What you should do: In the entries below, find every line holding the string "picture" and collect it.

Supplied material:

[START]

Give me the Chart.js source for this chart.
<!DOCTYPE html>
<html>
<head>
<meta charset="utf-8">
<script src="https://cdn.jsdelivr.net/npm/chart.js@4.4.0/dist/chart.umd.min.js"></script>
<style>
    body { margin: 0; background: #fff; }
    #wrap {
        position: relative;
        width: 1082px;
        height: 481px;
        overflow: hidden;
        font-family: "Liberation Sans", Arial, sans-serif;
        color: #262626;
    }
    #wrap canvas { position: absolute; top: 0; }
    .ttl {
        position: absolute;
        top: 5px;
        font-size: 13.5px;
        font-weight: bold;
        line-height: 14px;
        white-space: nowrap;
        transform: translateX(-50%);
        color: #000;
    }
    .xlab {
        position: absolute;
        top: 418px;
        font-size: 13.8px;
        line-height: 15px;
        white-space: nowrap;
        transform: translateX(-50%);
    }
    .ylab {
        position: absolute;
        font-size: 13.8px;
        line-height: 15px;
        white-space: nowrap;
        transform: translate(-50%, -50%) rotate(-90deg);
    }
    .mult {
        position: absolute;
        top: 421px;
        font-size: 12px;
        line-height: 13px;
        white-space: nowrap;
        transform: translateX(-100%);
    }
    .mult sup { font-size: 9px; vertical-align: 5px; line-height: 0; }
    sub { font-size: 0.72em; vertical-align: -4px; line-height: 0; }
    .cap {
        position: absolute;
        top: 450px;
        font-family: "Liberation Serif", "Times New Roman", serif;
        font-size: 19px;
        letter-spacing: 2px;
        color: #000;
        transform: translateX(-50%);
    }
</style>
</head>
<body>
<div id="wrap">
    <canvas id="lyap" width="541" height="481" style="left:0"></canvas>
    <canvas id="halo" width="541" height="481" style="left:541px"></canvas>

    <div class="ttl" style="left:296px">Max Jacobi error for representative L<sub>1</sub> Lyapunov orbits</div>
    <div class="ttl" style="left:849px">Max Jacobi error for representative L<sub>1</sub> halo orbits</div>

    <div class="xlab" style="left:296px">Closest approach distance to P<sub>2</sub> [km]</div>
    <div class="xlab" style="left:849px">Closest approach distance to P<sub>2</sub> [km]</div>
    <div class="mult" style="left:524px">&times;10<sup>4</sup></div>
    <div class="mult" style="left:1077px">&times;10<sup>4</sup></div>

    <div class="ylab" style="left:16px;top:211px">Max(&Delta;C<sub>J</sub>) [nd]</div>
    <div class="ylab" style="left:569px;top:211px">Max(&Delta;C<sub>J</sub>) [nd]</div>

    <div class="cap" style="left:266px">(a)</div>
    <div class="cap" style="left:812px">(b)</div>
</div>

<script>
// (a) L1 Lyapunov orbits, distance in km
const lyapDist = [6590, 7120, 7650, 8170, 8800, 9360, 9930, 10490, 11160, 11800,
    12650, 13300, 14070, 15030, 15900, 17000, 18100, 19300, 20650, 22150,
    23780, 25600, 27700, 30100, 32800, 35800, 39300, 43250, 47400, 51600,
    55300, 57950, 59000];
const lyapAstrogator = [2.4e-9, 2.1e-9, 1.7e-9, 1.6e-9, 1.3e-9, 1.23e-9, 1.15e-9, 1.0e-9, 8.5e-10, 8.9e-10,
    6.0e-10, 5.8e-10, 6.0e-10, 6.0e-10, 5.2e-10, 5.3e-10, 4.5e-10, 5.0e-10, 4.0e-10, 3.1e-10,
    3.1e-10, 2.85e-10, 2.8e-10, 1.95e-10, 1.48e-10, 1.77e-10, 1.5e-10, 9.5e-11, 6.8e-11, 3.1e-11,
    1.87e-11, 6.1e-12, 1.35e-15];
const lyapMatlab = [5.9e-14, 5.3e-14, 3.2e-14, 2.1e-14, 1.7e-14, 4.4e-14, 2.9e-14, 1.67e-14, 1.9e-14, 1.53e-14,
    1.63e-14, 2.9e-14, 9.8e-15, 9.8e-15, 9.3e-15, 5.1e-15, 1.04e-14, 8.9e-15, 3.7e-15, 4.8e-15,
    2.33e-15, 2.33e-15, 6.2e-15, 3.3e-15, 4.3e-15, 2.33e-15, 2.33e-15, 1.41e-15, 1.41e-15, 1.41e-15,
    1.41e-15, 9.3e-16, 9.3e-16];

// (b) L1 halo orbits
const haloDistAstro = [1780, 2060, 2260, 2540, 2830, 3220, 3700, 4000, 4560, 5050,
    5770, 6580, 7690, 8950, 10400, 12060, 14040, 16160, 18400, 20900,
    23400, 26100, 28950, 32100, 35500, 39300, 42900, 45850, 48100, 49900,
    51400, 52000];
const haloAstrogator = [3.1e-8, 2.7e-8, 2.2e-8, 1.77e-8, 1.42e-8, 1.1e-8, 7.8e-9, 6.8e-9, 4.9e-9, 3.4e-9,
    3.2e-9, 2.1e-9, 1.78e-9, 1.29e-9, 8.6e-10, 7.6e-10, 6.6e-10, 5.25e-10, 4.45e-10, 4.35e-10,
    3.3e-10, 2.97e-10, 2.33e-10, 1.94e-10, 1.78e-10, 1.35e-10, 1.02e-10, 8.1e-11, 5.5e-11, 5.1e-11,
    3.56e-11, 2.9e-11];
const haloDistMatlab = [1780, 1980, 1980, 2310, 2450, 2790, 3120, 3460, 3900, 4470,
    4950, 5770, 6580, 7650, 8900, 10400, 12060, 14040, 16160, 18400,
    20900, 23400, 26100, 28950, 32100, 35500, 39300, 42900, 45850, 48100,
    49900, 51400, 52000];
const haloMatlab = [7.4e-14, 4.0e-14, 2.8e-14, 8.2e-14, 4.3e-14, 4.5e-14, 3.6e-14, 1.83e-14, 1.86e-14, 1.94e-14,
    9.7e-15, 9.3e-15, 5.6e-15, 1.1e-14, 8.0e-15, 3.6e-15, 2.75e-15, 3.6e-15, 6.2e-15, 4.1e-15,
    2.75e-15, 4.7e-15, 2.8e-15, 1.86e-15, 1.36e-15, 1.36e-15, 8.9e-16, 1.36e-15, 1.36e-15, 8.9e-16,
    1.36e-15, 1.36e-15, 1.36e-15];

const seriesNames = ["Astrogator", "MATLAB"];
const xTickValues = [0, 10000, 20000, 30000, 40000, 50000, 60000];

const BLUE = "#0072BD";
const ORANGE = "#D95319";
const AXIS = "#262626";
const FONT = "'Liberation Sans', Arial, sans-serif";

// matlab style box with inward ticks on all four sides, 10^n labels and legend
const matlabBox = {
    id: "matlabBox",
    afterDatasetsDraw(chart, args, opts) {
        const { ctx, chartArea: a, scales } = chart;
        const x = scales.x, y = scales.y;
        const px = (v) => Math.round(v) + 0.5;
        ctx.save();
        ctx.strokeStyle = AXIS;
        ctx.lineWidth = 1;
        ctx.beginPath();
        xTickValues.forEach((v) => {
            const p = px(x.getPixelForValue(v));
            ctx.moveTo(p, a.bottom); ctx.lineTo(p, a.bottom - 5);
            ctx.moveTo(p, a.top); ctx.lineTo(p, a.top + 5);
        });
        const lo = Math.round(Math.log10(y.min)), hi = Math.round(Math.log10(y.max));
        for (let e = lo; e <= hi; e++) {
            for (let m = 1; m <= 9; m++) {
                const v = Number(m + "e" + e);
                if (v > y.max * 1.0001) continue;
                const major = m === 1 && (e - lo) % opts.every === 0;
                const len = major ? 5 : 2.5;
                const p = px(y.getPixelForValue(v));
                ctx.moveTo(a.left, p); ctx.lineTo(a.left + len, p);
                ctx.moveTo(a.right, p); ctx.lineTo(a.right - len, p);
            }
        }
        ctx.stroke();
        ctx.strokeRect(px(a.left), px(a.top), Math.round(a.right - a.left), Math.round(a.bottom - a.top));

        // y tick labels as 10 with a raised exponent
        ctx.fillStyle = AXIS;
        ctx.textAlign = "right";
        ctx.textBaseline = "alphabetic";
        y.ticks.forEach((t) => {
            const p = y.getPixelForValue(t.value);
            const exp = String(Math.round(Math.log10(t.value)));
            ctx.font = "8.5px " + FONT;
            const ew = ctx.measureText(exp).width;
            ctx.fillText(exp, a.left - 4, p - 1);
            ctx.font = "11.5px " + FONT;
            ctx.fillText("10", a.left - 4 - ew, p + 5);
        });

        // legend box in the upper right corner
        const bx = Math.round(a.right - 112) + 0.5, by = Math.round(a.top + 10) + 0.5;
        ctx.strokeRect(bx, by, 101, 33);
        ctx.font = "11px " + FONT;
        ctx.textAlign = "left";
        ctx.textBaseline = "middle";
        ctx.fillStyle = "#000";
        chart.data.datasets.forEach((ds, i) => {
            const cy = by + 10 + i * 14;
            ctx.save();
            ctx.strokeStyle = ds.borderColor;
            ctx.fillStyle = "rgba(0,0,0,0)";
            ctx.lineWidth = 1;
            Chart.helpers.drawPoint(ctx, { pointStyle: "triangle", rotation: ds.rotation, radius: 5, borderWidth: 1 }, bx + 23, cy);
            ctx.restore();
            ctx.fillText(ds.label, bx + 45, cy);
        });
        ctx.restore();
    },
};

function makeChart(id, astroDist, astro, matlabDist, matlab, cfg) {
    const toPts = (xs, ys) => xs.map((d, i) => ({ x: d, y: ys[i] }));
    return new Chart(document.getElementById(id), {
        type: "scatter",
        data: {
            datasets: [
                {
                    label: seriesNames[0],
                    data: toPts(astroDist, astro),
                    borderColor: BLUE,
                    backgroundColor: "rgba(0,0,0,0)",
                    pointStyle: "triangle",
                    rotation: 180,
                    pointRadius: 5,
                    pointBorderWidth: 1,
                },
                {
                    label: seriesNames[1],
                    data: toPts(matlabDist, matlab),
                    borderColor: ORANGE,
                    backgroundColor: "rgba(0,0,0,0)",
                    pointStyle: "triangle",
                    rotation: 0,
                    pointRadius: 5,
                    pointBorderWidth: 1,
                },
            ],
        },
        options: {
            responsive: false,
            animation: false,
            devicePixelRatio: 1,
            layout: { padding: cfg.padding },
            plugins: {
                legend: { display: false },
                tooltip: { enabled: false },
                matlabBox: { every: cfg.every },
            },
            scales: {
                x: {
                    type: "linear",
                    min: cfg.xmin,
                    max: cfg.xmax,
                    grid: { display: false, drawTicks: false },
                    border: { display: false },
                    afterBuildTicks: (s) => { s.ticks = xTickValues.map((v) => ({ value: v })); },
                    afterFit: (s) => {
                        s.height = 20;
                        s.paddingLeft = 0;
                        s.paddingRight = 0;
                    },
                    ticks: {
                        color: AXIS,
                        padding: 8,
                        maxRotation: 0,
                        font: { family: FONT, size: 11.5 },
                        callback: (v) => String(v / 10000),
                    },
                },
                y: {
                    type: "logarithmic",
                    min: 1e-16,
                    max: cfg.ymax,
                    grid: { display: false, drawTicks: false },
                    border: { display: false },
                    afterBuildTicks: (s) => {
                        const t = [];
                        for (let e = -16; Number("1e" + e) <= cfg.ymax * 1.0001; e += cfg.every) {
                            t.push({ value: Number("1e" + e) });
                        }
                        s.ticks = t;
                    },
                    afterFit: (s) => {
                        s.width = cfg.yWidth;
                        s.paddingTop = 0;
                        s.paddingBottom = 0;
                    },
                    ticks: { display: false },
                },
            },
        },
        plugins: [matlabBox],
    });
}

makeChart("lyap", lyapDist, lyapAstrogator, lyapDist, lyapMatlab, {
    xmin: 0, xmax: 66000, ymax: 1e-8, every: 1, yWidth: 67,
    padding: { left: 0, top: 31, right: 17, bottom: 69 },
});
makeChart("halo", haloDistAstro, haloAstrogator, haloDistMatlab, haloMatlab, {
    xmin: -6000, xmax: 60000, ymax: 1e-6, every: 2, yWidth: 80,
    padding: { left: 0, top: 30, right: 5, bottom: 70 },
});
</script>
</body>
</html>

[END]
[START]

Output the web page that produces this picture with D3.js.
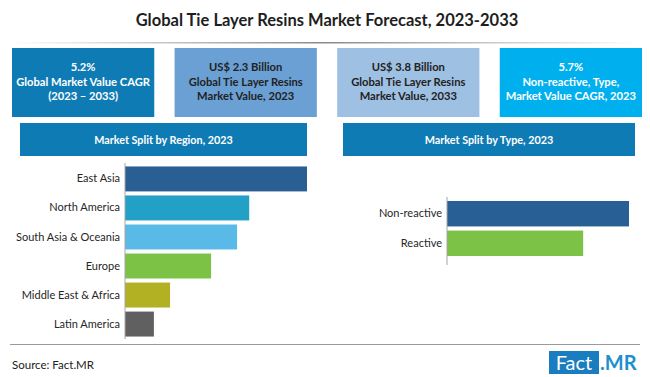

[END]
[START]

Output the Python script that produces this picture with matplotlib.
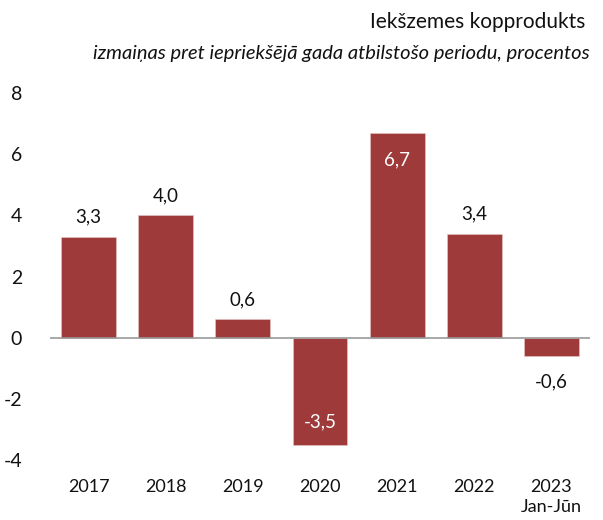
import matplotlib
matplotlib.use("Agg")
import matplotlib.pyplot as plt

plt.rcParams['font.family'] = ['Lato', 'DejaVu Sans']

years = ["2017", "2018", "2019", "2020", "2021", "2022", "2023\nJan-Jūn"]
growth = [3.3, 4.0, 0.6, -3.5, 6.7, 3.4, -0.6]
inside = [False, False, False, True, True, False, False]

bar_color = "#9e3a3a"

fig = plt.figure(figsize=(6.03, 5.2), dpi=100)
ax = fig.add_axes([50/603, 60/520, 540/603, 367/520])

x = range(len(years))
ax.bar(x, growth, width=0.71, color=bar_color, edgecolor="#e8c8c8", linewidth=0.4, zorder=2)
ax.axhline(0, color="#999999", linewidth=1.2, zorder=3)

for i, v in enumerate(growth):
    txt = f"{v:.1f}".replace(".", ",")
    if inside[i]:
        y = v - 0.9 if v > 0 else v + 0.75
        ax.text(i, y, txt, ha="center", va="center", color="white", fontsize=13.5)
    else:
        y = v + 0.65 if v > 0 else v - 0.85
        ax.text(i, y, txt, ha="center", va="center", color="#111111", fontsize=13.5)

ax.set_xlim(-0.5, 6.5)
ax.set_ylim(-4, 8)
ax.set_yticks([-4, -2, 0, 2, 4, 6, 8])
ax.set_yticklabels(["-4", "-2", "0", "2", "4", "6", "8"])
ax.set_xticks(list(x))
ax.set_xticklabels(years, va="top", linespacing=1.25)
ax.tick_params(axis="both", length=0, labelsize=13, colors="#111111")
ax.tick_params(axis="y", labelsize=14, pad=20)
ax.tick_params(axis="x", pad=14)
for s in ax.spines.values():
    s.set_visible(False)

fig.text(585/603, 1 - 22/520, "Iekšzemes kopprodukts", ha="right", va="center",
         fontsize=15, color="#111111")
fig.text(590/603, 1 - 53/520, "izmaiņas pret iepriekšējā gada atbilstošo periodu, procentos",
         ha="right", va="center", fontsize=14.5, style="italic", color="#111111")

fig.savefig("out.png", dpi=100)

[END]

Exercise output:
Output the web page that produces this picture with D3.js.
Output the Python script that produces this picture with matplotlib.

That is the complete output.